American Civil Liberties Union of Georgia senior policy counsel Vasu Abhiraman said he is concerned the bill is too vague to be enforced and could unintentionally chill First Amendment rights by limiting students’ ability to counterprotest provocative speakers.
“What one student may deem a minor disruption could be a major source of distress to a different student,” he said. “This would allow the same conduct to be penalized differently based solely on the perception of the receiving audience, resulting in possible arbitrary enforcement. Attempts to define First Amendment rights frequently present such vagueness and chilling effect issues, and we can see some of those here.”
“The ACLU of Georgia believes that this legislation is not truly necessary in its current form,” he added. “At the very least, this committee should take a closer look at those sections that may not provide adequate notice of what is allowed as expressive activity on campuses, and therefore may chill speech.
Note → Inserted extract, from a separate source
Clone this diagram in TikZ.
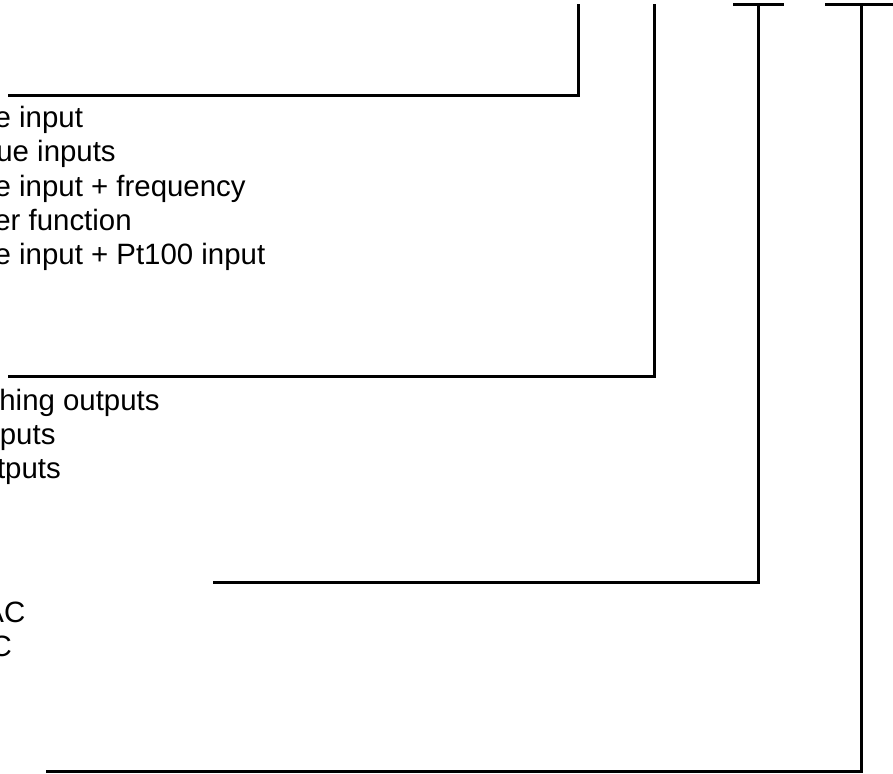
\documentclass[tikz,border=0pt]{standalone}
\usepackage{fontspec}
\setmainfont{Liberation Sans}
\begin{document}
\begin{tikzpicture}[x=0.5pt,y=-0.5pt,
  lead/.style={line width=1.5pt},
  txt/.style={anchor=base west,inner sep=0pt,font=\fontsize{14.7}{17}\selectfont}]
\path[use as bounding box] (0,0) rectangle (893,773);
\clip (0,0) rectangle (893,773);
\coordinate (topA) at (578,4); \coordinate (endA) at (8,95);
\coordinate (topB) at (654,4); \coordinate (endB) at (8,376);
\coordinate (topC) at (758,4); \coordinate (endC) at (213,582);
\coordinate (topD) at (861,4); \coordinate (endD) at (46,771);
\draw[lead] (topA) |- (endA);
\draw[lead] (topB) |- (endB);
\draw[lead] (733,4) -- (784,4); \draw[lead] (topC) |- (endC);
\draw[lead] (825,4) -- (895,4); \draw[lead] (topD) |- (endD);
\node[txt] (inA) at (-5.7,127) {e input};
\node[txt] (inB) at (-4,161.5) {ue inputs};
\node[txt] (inC) at (-5.7,196) {e input + frequency};
\node[txt] (inD) at (-6,230) {er function};
\node[txt] (inE) at (-5.7,264) {e input + Pt100 input};
\node[txt] (outA) at (-1,410) {hing outputs};
\node[txt] (outB) at (-0.5,444) {puts};
\node[txt] (outC) at (-3.4,478) {tputs};
\node[txt] (supA) at (-16,622) {AC};
\node[txt] (supB) at (-9.7,656) {C};
\end{tikzpicture}
\end{document}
Of course, the First Amendment not only protects the expression of an idea, but also the ability of those to confront ideas that they disagree with.”
Committee Chairman Chuck Martin invited each of the students who spoke to contact him with information about what they would like to see changed before a committee vote.
“I would encourage those speakers today to communicate with me and with us so that we can focus on the issues they bring up, and if there are improvements to be made, we’ll make them,” he said. “We’re going to do that and move forward, whether the bill passes or the bill doesn’t pass is up to the will of the committee, but we’re going to ask everybody to bring those to us sooner than later.”
The House Higher Education Committee is scheduled to meet again next Wednesday, Martin said.